Instagram transforms to platform for political conversations

With a global pandemic forcing communities into lockdown, polarization during the presidential election and civil unrest regarding systemic racism, 2020 has created the perfect storm to transform Instagram, putting a spotlight on individualistic political outspokenness. While feeds are still saturated with selfies and sunset pics, the social media overton window has observably moved to contain more candid, self-opinionated, politically relevant posts and less of a highlight reel of one’s life. 

Instagram has been particularly popular because of its ease in spreading messages quickly. Its accessible design includes the explore page interface, 24-hour stories, IGTV, live videos and regular posts. Social media’s personalization abilities have helped users seek out posts regarding issues important to them. Users can choose which accounts to follow and which posts to reshare, helping them to curate their feed and foster activism in the form of conversations and productive debates. 

“Sharing my beliefs on Instagram is very empowering as it allows me to educate others and have discussions surrounding politics with people I never would have otherwise spoken to,” Ali Korn ’21 said.

Korn is particularly outspoken about women’s rights, the Israeli-Palestian conflict, antisemitism and minority oppression, using Instagram stories to educate her following accounts and give them places to donate. 

The rise in political Instagram engagement was most noticeable in late-May after the death of George Floyd. Elise Eisenberger ’24 accredits the ascent of the Black Lives Matter movement last spring to her own political agenda on social media. 

“Although many of us were aware of injustices in the world, it wasn’t super relevant to us,” Eisenberger said. “The BLM movement really opened a lot of our eyes [to] the fact that it is so important to speak on issues, especially if they don’t directly apply to us.”

Eisenberger also noted that an apparent increase in celebrity involvement helped propel the imperative conversations that young people need to be having. One of her favorite politically active influencers is 18-year-old Amelie Zilber who uses her platform to educate her 1.7 million followers on issues including voting rights, Chinese concentration camps and the devastation in Lebanon. Zilber even created a separate Instagram platform, @twominutetimes, to provide her fanbase with easy access to global breaking news as well as links for donations and opportunities to get involved.  

“Celebrities with a lot of money are starting to do things, even if they don’t really feel passionate about said topic, such as donating and speaking out to millions of people,” Eisenberger said.

The content of my Instagram feed has shifted to include everything from political and social justice to Sunday brunch spreads. I think it is important for people to understand that what they choose to share on social media has meaning.

— Ali Korn ’21

Similarly, Benji Clachko ’21 believes that whether Instagrammers with a big following feel passionate behind their politically active posts or not, it nonetheless helps advance the conversation. 

“Fanbases are really impressionable, and celebrities calling attention to political [and] human rights issues makes their fanbase much more likely to pay attention,” Clachko said.

For him, the most important aspect of being politically engaged on Instagram is spreading and receiving materials to sign petitions, and donating or calling senators and representatives in an area’s local government.
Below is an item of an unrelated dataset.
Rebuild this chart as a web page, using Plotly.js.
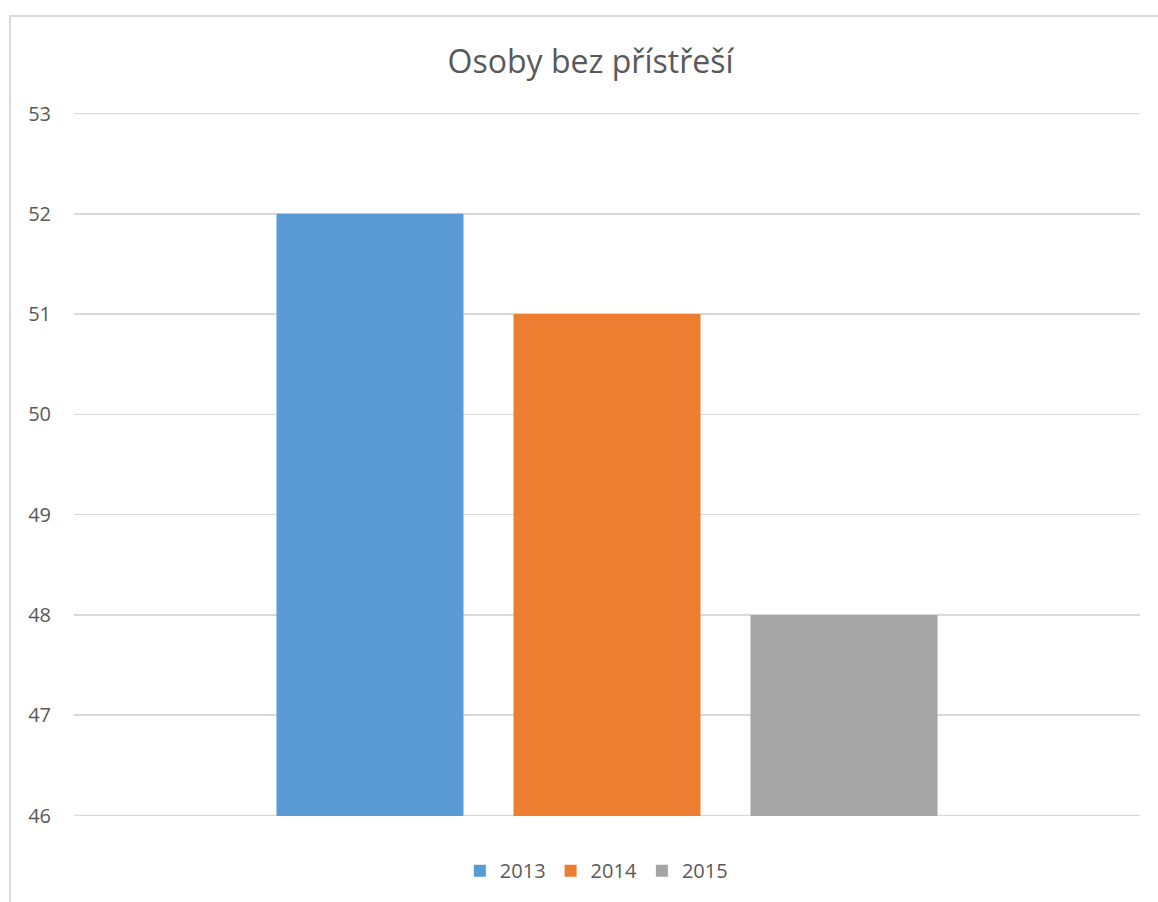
<!DOCTYPE html>
<html>
<head>
<meta charset="utf-8">
<script src="https://cdn.plot.ly/plotly-3.0.1.min.js"></script>
<style>
html,body{margin:0;padding:0;background:#fff;overflow:hidden;}
#chart{width:1158px;height:902px;}
#frame{position:absolute;left:9px;top:15px;width:1200px;height:1000px;border:2px solid #d9d9d9;pointer-events:none;box-sizing:border-box;}
</style>
</head>
<body>
<div id="chart"></div>
<div id="frame"></div>
<script>
const chartTitle = "Osoby bez přístřeší";
const categories = [""];
const seriesNames = ["2013", "2014", "2015"];
const seriesValues = [[52], [51], [48]];
const seriesColors = ["#5b9bd5", "#ed7d31", "#a5a5a5"];
const yTicks = [46, 47, 48, 49, 50, 51, 52, 53];

const font = "Open Sans, Liberation Sans, sans-serif";
const traces = seriesNames.map((n, i) => ({
  type: "bar",
  name: n,
  x: categories,
  y: seriesValues[i],
  marker: {color: seriesColors[i]},
  hoverinfo: "skip"
}));

const yMin = yTicks[0], yMax = yTicks[yTicks.length - 1];
const edgeLines = [yMin, yMax].map(v => ({
  type: "line", xref: "paper", yref: "y", x0: 0, x1: 1, y0: v, y1: v,
  line: {color: "#d9d9d9", width: 1.5}, layer: "below"
}));

const layout = {
  width: 1158, height: 902,
  margin: {l: 74, r: 18, t: 113, b: 86},
  paper_bgcolor: "#fff", plot_bgcolor: "#fff",
  title: {text: chartTitle, x: 0.51, xanchor: "center", y: 0.932, yanchor: "middle",
          font: {family: font, size: 32, color: "#595959"}},
  barmode: "group",
  bargap: 0.333,
  bargroupgap: 0.211,
  xaxis: {showticklabels: false, showgrid: false, zeroline: false, showline: false, ticks: ""},
  yaxis: {range: [yMin - 0.005, yMax + 0.005], tickvals: yTicks, showgrid: true, gridcolor: "#d9d9d9", gridwidth: 1.5,
          zeroline: false, showline: false, ticks: "", ticklabelstandoff: 22,
          tickfont: {family: font, size: 20, color: "#595959"}},
  shapes: edgeLines,
  showlegend: true,
  legend: {orientation: "h", x: 0.49, xanchor: "center", y: -0.05, yanchor: "top",
           font: {family: font, size: 20, color: "#595959"}, itemwidth: 30, tracegroupgap: 0}
};

Plotly.newPlot("chart", traces, layout, {staticPlot: true});
</script>
</body>
</html>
However with this, comes the issue of performative activism, activism done solely for the purpose of improving social capital rather than genuine devotion to an issue. 

“I see so much meaningless content on Instagram and Tik Tok and it’s so obvious there is nothing of substance in what they are saying,” Clachko said. “They are using the misfortunes of others to gain followers [and] make themselves look good.”

Eisenberger feels that activism without true dedication still helps spread awareness, so it is not inherently bad, but performative activism is still an issue and should be cause for self-evaluation. 

“If you are someone who knows that you aren’t really passionate about what is happening, you should take a step back and learn about what you are posting,” Eisenberger said.

In addition to the Black Lives Matter movement, the COVID-19 lockdown was a huge instigator that propelled involvement from younger generations. 

“At the beginning of quarantine, I spent a big part of my new free time reading up and educating myself about the upcoming election, and decided to find and make infographics to share with my small following,” Amanda Kline ’21 said. 

Since lockdown, Kline has used her Instagram account to provide her peers with GoFundMe links to donate to, petitions to sign and phone numbers to call to demand justice. 

As the election commotion fades and the Black Lives Matter movement becomes less prominent in the media, many call into question the temporality of this engagement. 

“I don’t think that social media will be like this permanently, and it’s already transitioning back to ‘normal,’” Kline said. “I think, and hope, that as we go back to posting our normal stuff we continue to share important information alongside it.”

Korn feels that the future of Instagram and the sustainability of political advocacy in social media relies heavily on the coexistence of aesthetic posts and activism posts. The responsibility to be engaged and aware solely falls on the individual to seek out information.

“The content of my Instagram feed has shifted to include everything from political and social justice to Sunday brunch spreads,” Korn said. “I think it is important for people to understand that what they choose to share on social media has meaning.”